Wednesday 28 October 2009

Flash Gordon Orcus - part six

I had expected this on-line build to last longer, much longer if I'm honest, but this post (part six) takes the miniature from detail painting right through to varnished and flocked!

Photo One - Shows the miniature painted, additional highlighting to both the purple and blue/green skin tones, the teeth, tongue and eyes painted and a number of washes, the final one being a Flesh Wash to take away the stark pink tones.

Photo Two - The base painted in my 'house style' - black and scorched brown, highlighted with scorched brown and then snakebite leather/scorched brown. The stones picked out in black and grey with white highlights. Then all washed with a water-down black wash.

In my opinion finishing the base in a 'house style' (all miniature bases painted in the same style) can help to bring all the collection together, much more that what style you paint the actual miniature can.

Photo Three - As above but now varnished with Ronseal - 'it does exactly what it says on the tin' gloss varnish.

Photo Four - Matt varnished with a custom mix of Galeria Acrylic Matt Varnish and Tamiya Flat Base X-21. Two or three coats are sometimes needed.

These final photos show the figure based, painted, varnished and flocked with green static grass. The eight eyes and open mouth have been brush painted with Klear acrylic gloss varnish.


I've enjoyed recording the painting of this old Grenadier miniature much more than I thought I would. I initially started this On-line build after seeing a similar series of posts on a 1/32nd scale aircraft site and wondered if I could keep up the interest with a single figure. If nothing else it has been a fast paint-up, taking about a week from start to finish and maybe, painting one figure at a time and keeping an on-line record is the way forward for me.

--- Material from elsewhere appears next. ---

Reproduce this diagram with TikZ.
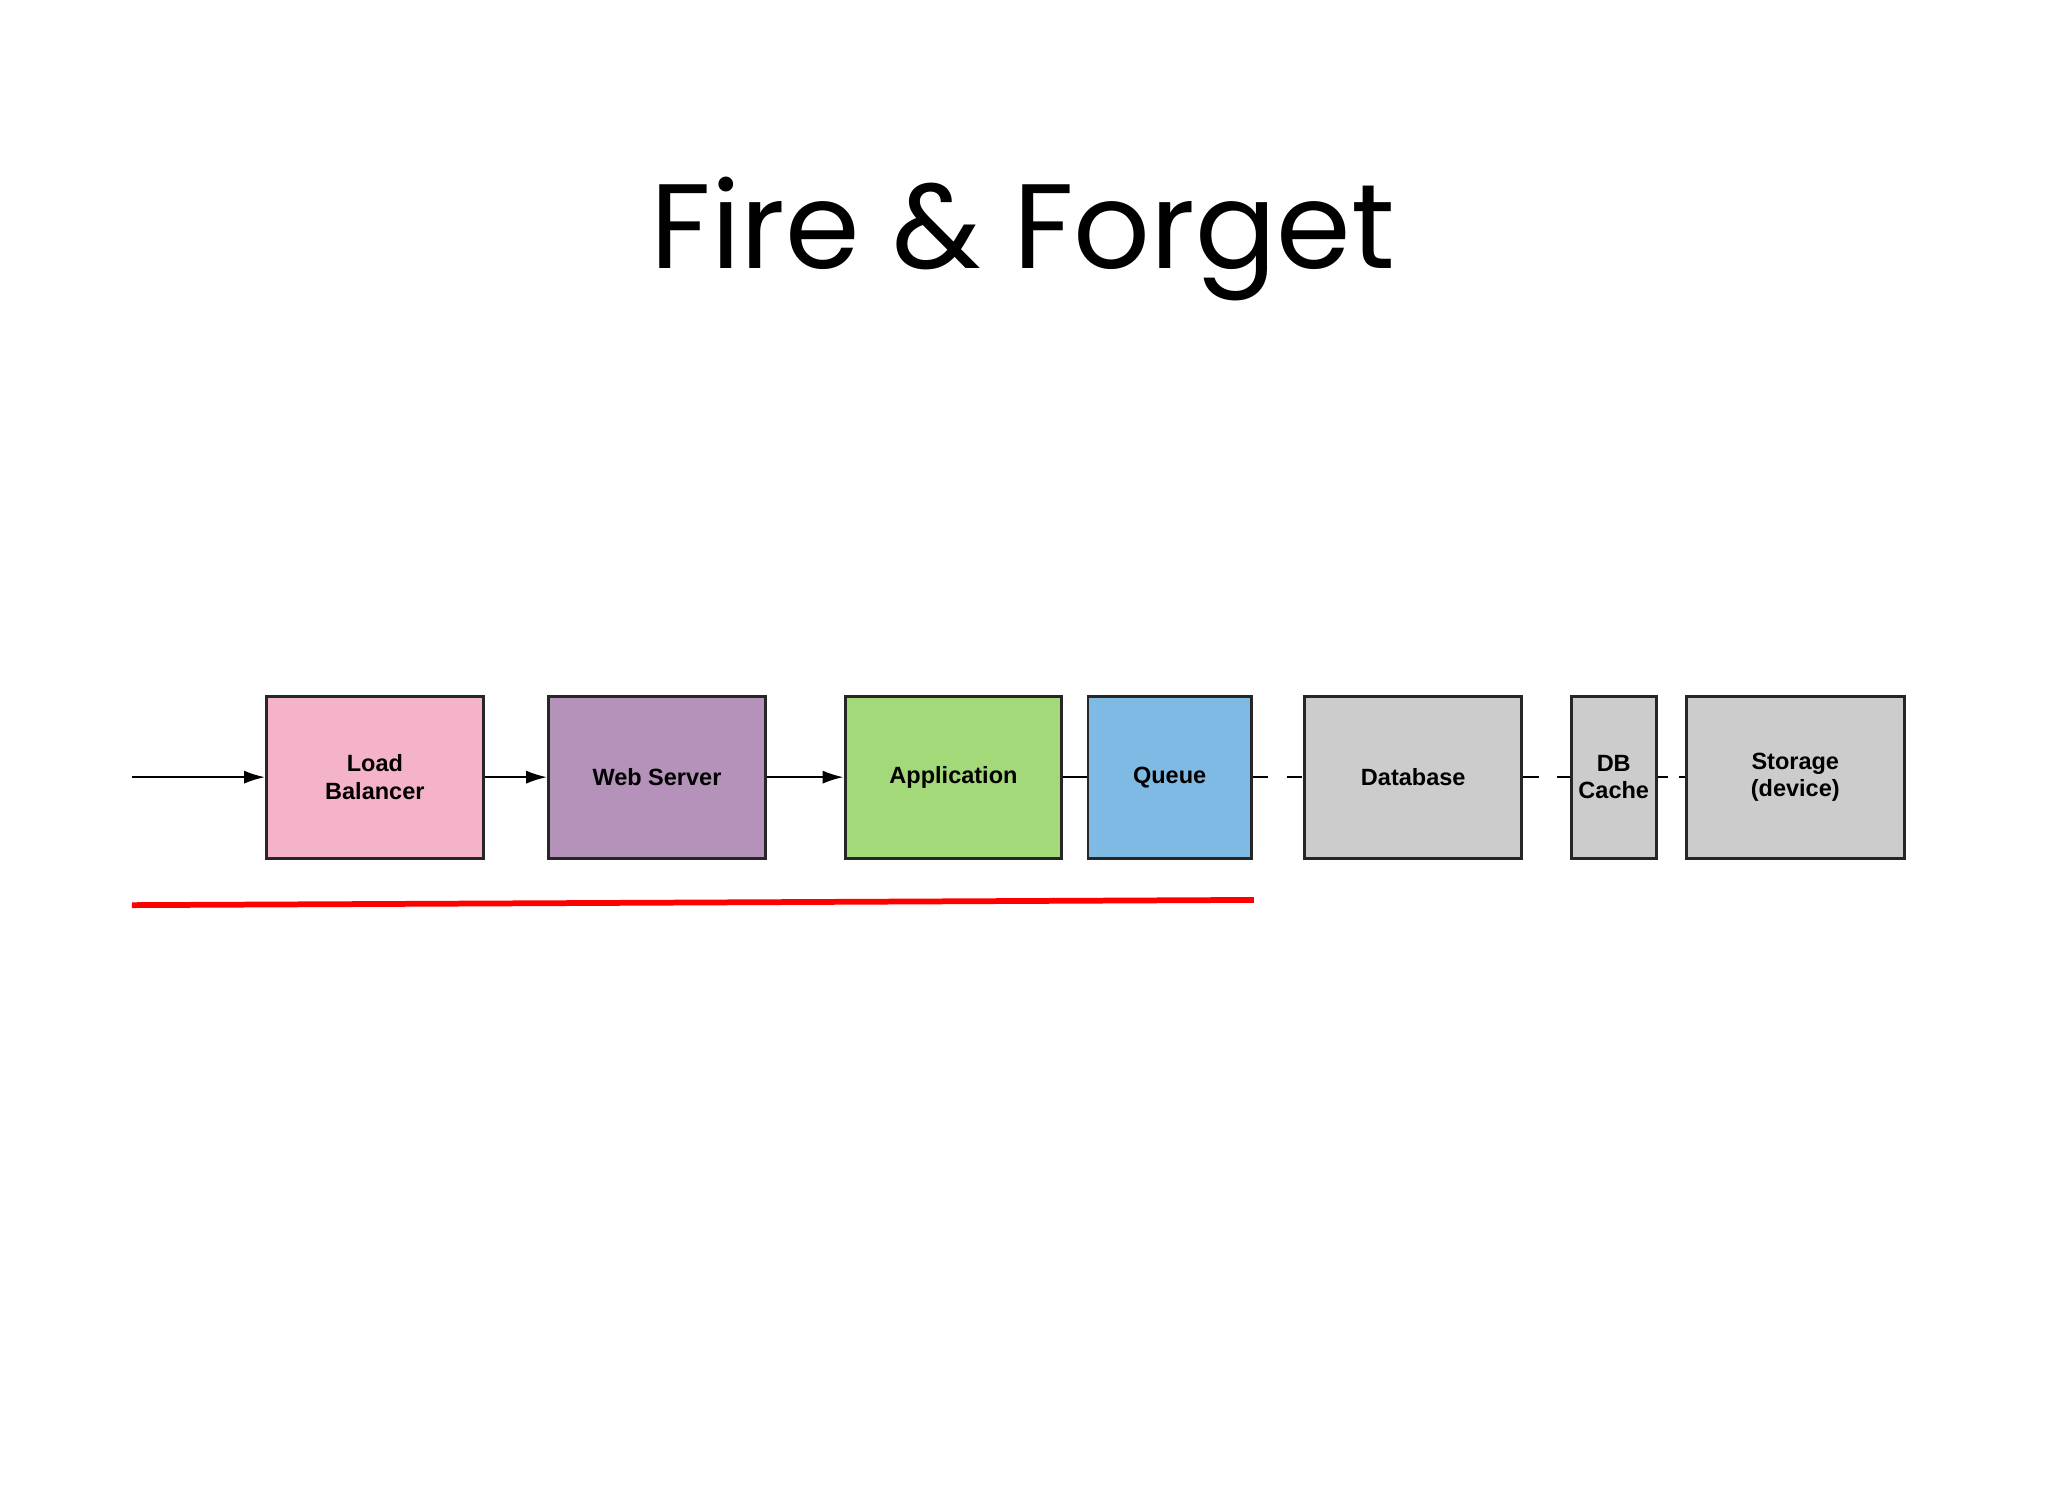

The miniature is a Grenadier Miniatures Orcus - M36, bought second-hand on e-bay, it is mounted on to a 40mm round base and stands 60mm tall.

Tony

2 comments:

Dave Thomas said...

The static grass flocking makes the base "pop out" nicely done!

I enjoyed reading the articles, old miniatures and OOP are always nice to get back too...

Eli Arndt said...

I remember seeing this mini ages ago. Being one of those D&D kids it used to bug me that they gave him the "wrong" name.

The D&D Demon they were trying to parallel was Demogorgon.